Below this line is a listing that includes pictures. Copy exactly, and only, the lines from the one containing "Output the web" through the one containing "22300, 24400, 26000];"; the pictures do not go in the copy.

═════ Records supplied

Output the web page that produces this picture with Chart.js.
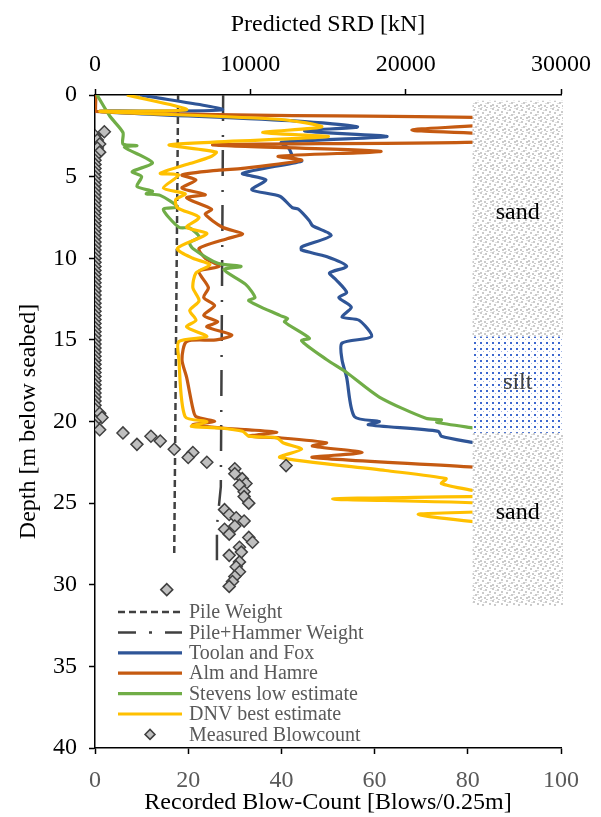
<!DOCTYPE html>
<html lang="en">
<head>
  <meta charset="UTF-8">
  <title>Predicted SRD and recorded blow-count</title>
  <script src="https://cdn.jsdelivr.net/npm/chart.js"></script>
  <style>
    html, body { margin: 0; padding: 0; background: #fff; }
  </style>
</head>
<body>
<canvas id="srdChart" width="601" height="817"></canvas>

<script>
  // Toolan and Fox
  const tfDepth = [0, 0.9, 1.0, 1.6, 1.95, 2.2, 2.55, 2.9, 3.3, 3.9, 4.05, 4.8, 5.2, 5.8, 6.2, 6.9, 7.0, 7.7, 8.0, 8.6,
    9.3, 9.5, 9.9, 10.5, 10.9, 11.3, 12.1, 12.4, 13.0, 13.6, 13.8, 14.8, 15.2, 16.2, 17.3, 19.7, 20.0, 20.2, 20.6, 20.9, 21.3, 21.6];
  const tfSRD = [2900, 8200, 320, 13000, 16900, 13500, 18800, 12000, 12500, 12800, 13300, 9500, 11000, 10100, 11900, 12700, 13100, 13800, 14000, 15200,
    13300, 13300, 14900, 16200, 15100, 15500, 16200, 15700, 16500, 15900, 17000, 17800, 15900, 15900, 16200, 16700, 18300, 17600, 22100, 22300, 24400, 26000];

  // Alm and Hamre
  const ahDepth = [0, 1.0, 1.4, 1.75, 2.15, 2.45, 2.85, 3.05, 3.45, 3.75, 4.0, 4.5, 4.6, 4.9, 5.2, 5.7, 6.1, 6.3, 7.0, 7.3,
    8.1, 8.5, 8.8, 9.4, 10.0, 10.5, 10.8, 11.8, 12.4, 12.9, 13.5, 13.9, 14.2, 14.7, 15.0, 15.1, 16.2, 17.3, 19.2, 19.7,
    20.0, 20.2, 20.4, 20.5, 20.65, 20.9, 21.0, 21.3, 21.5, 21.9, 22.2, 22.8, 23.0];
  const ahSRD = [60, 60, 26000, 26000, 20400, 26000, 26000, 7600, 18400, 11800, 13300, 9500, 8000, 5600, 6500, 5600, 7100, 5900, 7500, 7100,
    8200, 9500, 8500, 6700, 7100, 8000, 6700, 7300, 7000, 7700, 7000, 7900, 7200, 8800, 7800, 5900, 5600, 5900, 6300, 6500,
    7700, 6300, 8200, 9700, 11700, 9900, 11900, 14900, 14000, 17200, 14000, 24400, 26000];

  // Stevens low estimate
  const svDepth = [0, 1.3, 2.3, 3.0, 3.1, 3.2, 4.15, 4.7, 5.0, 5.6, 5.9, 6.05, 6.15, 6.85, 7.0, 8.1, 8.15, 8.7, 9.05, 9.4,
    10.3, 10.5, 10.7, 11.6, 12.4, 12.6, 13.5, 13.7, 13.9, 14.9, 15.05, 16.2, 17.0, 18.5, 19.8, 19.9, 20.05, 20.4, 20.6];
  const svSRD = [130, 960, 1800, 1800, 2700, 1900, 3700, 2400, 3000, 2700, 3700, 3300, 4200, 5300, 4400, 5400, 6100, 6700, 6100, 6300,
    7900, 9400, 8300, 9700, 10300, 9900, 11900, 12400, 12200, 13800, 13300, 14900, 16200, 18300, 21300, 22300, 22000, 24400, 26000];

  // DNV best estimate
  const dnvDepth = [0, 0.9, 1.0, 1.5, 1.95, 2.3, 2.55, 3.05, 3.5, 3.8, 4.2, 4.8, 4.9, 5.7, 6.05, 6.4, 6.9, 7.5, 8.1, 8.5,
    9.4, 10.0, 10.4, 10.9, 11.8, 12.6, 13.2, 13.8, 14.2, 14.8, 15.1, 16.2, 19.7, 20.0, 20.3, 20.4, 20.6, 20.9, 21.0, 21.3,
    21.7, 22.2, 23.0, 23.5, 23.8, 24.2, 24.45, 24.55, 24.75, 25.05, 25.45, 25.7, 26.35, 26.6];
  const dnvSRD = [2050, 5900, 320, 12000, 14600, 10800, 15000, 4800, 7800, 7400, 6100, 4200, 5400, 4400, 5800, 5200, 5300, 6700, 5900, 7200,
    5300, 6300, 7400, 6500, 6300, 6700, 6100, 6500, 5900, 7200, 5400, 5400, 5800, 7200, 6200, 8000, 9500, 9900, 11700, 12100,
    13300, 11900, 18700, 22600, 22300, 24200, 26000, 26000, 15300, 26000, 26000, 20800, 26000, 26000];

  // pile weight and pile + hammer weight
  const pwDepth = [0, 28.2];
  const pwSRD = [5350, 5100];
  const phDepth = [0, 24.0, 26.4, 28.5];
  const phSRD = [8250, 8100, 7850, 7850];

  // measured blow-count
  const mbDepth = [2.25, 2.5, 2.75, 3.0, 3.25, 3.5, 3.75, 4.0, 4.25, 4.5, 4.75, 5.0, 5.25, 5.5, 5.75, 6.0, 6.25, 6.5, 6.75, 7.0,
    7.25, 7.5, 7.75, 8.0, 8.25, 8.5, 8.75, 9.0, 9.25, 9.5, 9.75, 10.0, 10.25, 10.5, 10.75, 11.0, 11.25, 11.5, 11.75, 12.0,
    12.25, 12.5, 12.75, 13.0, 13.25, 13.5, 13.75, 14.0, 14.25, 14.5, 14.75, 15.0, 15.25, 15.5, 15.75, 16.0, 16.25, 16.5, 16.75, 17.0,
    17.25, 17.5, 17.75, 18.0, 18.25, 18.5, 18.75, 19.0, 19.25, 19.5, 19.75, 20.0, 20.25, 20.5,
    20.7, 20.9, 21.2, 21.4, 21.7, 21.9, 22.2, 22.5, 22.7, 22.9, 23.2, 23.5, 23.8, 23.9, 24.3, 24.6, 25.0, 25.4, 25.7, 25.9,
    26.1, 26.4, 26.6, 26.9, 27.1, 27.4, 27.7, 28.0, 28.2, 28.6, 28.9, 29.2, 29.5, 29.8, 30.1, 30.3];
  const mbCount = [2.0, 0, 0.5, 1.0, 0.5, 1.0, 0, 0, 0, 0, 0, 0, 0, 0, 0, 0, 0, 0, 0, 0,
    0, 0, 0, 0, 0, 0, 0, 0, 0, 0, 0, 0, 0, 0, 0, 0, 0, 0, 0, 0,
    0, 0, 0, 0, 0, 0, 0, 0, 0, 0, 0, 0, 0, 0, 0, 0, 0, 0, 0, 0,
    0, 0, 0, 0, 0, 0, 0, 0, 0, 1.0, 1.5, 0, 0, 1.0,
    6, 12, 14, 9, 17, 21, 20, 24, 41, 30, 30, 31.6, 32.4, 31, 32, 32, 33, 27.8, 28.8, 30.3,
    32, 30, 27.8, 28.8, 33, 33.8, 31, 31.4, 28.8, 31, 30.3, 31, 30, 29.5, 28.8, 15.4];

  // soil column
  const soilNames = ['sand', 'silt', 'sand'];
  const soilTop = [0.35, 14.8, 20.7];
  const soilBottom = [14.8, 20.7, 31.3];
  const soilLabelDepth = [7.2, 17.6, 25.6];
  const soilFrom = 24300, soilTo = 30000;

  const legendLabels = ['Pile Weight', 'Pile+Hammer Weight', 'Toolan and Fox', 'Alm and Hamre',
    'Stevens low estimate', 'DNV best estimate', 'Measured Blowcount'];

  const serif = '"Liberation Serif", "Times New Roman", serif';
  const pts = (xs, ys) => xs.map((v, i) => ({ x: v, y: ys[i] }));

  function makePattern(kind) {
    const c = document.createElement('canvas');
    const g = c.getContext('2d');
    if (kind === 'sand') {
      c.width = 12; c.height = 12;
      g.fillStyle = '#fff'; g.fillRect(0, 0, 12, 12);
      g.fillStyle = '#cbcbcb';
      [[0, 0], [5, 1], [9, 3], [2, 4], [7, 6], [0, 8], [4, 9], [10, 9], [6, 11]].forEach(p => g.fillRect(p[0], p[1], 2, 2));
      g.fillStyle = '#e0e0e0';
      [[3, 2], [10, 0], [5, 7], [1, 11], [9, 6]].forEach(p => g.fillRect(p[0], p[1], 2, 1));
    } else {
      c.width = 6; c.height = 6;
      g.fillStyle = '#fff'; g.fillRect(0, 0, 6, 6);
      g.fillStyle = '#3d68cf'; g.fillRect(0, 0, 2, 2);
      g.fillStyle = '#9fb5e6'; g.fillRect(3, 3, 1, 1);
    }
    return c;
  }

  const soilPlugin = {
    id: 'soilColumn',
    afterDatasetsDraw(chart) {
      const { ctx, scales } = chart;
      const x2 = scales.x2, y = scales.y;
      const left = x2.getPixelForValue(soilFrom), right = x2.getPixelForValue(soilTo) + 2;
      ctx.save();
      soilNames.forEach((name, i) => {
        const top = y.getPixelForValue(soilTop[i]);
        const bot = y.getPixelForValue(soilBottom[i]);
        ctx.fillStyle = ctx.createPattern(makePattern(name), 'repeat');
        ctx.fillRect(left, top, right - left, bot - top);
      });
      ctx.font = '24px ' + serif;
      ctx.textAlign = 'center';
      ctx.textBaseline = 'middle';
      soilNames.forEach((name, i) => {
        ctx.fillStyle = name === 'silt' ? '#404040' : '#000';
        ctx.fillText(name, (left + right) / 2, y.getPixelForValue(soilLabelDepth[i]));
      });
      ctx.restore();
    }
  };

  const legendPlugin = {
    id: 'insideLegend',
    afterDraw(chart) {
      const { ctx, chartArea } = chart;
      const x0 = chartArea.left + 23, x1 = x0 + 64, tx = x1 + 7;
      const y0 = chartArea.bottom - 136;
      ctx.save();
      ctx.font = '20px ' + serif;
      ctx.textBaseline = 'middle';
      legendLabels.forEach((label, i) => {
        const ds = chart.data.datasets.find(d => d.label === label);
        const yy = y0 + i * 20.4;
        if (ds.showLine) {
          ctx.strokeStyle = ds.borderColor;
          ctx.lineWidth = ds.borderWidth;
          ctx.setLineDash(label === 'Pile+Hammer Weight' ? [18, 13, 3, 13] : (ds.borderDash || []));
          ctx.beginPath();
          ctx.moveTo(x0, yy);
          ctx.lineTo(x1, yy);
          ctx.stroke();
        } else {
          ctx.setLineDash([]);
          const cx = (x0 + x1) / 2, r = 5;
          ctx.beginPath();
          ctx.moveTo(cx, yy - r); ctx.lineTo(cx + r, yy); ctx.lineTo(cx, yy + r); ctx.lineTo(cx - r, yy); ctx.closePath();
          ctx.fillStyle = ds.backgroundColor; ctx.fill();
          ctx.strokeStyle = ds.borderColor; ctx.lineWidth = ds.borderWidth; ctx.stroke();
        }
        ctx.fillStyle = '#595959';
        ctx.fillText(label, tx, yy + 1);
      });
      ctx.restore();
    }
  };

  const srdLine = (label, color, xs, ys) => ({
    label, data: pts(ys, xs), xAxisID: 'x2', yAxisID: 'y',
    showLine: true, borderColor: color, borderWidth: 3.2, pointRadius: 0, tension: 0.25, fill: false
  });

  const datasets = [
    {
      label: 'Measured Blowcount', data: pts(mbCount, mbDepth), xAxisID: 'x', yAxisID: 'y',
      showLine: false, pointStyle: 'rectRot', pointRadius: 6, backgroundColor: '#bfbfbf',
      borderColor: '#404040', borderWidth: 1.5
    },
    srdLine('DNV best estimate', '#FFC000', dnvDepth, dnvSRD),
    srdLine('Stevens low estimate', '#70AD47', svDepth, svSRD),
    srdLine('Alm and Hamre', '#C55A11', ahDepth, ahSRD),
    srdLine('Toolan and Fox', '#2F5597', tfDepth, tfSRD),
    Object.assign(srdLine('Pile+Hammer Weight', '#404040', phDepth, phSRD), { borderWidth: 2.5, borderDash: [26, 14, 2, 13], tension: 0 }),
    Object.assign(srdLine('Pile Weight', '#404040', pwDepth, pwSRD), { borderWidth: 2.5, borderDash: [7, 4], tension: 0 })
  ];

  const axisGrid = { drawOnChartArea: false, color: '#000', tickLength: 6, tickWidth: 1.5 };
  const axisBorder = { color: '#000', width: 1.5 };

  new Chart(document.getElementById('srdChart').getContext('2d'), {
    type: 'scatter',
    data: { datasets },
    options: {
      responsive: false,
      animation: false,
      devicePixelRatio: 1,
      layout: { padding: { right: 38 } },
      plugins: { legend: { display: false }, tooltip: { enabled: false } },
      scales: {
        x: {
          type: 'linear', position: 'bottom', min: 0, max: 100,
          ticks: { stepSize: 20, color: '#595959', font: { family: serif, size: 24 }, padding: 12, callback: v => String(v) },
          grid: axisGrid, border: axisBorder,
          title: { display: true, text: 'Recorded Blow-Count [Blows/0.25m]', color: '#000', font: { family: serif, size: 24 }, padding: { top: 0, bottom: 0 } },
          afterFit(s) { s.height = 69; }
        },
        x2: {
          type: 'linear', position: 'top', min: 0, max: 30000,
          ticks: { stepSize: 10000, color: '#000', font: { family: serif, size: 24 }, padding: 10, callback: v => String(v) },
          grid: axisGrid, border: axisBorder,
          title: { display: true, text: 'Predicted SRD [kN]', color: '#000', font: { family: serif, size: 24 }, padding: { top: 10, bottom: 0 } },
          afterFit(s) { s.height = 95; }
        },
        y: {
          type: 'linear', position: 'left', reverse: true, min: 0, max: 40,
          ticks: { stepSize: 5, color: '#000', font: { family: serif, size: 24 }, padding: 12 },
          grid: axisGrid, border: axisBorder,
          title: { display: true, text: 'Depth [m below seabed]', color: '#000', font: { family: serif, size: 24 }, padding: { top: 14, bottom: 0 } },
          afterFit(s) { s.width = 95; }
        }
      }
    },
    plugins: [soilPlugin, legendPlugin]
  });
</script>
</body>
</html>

══════════
═════ Records supplied

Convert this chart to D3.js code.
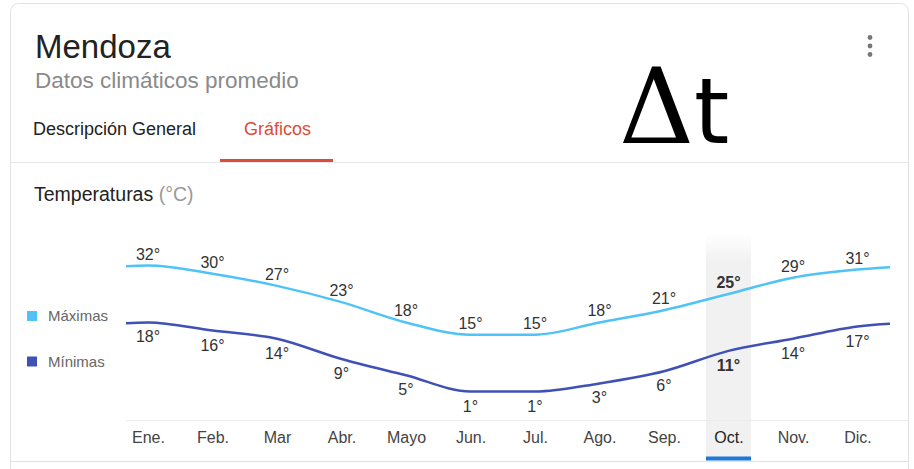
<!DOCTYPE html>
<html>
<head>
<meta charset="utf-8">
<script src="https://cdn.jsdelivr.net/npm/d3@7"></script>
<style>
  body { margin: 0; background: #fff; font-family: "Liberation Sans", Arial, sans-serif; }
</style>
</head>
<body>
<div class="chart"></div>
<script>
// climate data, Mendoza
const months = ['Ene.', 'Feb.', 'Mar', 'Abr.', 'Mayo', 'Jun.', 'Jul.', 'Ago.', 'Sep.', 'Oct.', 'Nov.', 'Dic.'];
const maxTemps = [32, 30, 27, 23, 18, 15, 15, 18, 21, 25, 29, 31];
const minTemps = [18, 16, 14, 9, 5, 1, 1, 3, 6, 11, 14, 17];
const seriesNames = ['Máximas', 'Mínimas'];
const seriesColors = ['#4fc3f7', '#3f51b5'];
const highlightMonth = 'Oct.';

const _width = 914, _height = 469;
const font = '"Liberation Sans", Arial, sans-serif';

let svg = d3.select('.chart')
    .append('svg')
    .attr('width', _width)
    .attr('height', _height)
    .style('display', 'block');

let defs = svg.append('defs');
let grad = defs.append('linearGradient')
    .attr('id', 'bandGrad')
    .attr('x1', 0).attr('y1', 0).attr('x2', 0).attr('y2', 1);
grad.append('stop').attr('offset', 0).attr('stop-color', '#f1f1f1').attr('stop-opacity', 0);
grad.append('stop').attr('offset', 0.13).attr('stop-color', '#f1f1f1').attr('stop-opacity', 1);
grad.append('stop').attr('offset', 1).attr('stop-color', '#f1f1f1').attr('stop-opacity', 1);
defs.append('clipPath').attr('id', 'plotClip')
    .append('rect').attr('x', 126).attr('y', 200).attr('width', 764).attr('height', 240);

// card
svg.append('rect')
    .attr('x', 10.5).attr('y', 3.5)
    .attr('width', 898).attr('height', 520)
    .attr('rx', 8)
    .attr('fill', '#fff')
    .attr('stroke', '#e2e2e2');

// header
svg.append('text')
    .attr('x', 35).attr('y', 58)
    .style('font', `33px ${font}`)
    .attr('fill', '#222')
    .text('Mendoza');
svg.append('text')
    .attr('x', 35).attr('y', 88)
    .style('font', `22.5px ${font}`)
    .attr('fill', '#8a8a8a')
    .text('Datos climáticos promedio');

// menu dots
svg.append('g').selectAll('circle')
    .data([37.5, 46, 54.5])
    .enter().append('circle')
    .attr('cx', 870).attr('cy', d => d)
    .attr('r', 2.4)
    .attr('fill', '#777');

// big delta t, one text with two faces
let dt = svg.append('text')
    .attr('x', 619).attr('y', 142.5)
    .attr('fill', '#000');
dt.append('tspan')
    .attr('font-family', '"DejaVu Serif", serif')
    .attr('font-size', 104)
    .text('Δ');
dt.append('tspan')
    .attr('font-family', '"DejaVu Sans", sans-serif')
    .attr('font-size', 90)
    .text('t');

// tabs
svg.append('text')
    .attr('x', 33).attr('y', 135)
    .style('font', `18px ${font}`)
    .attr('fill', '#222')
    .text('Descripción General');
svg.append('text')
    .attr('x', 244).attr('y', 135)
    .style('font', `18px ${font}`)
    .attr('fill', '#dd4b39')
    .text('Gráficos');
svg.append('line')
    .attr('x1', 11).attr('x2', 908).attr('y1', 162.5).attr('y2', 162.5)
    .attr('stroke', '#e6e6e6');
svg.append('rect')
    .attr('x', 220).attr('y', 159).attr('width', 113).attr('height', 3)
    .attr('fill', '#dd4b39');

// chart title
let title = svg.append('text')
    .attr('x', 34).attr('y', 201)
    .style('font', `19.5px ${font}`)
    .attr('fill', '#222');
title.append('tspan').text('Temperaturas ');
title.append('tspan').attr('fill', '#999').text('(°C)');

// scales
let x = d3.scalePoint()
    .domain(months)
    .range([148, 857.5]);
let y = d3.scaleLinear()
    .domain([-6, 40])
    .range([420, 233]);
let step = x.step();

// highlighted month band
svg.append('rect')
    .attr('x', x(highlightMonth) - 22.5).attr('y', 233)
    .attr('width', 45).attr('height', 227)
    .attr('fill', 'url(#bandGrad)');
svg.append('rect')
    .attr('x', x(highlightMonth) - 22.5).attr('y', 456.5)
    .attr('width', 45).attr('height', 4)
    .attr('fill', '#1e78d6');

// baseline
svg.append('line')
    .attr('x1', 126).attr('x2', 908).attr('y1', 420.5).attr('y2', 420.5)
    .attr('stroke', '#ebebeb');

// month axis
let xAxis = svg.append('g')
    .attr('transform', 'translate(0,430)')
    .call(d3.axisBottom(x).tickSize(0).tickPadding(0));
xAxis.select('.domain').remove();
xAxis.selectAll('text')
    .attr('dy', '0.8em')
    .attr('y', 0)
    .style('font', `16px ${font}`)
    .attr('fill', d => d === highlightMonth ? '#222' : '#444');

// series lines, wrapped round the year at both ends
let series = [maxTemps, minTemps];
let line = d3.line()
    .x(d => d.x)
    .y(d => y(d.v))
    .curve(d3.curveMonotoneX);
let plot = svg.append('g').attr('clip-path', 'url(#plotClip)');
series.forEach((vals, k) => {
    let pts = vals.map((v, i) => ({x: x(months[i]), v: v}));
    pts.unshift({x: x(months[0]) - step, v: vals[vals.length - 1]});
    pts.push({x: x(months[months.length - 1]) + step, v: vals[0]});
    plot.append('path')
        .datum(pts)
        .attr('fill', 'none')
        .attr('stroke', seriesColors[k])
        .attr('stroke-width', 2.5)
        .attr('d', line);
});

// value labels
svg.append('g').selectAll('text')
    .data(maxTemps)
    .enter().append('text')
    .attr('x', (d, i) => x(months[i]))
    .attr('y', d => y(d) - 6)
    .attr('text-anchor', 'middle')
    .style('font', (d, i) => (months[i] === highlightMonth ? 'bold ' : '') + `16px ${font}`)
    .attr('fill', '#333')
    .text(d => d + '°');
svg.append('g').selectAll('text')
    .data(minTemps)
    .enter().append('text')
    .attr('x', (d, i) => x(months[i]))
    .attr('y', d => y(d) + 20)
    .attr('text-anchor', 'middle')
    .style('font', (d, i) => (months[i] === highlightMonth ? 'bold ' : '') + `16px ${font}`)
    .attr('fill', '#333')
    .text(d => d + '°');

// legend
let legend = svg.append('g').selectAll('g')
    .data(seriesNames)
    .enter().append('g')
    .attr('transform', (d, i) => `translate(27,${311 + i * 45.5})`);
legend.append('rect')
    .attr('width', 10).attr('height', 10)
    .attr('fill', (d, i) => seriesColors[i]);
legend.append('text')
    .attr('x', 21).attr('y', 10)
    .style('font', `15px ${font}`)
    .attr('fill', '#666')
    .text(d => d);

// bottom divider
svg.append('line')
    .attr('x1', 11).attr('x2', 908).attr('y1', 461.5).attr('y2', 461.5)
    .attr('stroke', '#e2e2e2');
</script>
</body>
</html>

══════════
═════ Records supplied

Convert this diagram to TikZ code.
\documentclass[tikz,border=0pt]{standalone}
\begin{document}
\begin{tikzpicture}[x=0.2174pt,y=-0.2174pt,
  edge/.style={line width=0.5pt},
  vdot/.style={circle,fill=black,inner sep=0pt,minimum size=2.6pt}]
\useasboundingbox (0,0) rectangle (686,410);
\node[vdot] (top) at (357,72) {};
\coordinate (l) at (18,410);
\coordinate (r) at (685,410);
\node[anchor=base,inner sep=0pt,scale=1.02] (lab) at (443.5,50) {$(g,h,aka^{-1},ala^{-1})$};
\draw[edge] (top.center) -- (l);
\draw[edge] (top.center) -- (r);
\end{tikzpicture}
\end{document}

══════════

**Solution to the exercise**.
Output the web page that produces this picture with Chart.js.
<!DOCTYPE html>
<html lang="en">
<head>
  <meta charset="UTF-8">
  <title>Predicted SRD and recorded blow-count</title>
  <script src="https://cdn.jsdelivr.net/npm/chart.js"></script>
  <style>
    html, body { margin: 0; padding: 0; background: #fff; }
  </style>
</head>
<body>
<canvas id="srdChart" width="601" height="817"></canvas>

<script>
  // Toolan and Fox
  const tfDepth = [0, 0.9, 1.0, 1.6, 1.95, 2.2, 2.55, 2.9, 3.3, 3.9, 4.05, 4.8, 5.2, 5.8, 6.2, 6.9, 7.0, 7.7, 8.0, 8.6,
    9.3, 9.5, 9.9, 10.5, 10.9, 11.3, 12.1, 12.4, 13.0, 13.6, 13.8, 14.8, 15.2, 16.2, 17.3, 19.7, 20.0, 20.2, 20.6, 20.9, 21.3, 21.6];
  const tfSRD = [2900, 8200, 320, 13000, 16900, 13500, 18800, 12000, 12500, 12800, 13300, 9500, 11000, 10100, 11900, 12700, 13100, 13800, 14000, 15200,
    13300, 13300, 14900, 16200, 15100, 15500, 16200, 15700, 16500, 15900, 17000, 17800, 15900, 15900, 16200, 16700, 18300, 17600, 22100, 22300, 24400, 26000];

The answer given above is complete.